Most domains deploying agents are discovering the same problem: the agent completes the task, the output is contestable, and there's no workflow for contesting it. Security operations is the interesting exception. SOC workflows have always assumed that technically correct outputs can be operationally wrong, and they built accordingly.
False positive classification, severity reassignment, escalation queues, evidence timelines. These predate any agent. When Microsoft's Dynamic Threat Detection Agent generates an alert at 80.1% precision across tens of thousands of Defender customers, that alert flows into an existing incident queue with existing triage vocabulary. A miscategorized finding already has a name and a correction path.
The phishing-triage RCT showed something subtler: analysts spent 53% more time on malicious emails when agent-augmented, not less. The queue shaped attention rather than replacing judgment. The middle case had somewhere to land, so it landed well.
NIST 800-61 Rev. 3 names the two hardest detection problems as volume and false-positive adjudication. SOC built its operational grammar around those problems decades before agents arrived. Every other domain deploying agents is now trying to invent that grammar on the fly.
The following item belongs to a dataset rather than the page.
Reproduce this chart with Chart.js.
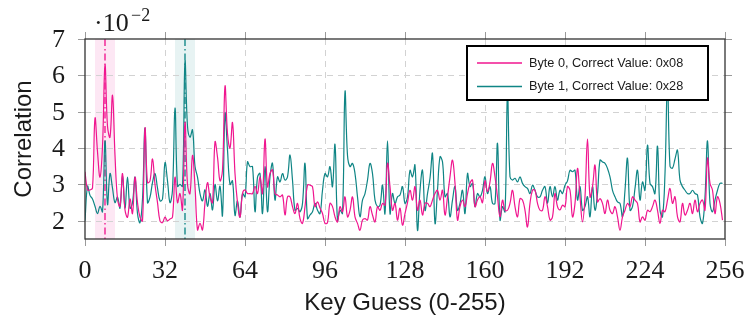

The pre-existing infrastructure: SOC workflows already have named incidents as work objects, severity taxonomies, false-positive classification, escalation paths, evidence timelines, queue prioritization, and post-incident review. Built for human analysts, they absorb agent output without modification.
DTDA design detail: Outputs that fail validation are suppressed, not emitted. The agent's architecture assumes it will be wrong sometimes and builds around that assumption.
Phishing RCT results: 6.5x more true positives per analyst minute, 77% better verdict accuracy, no observed rubber-stamping of malicious verdicts.
The caveat: Published precision data is vendor-authored. Independent teams haven't broadly shared false-positive rates or analyst trust metrics. Whether agent-generated alerts reduce or merely redistribute alert fatigue remains an open question at scale.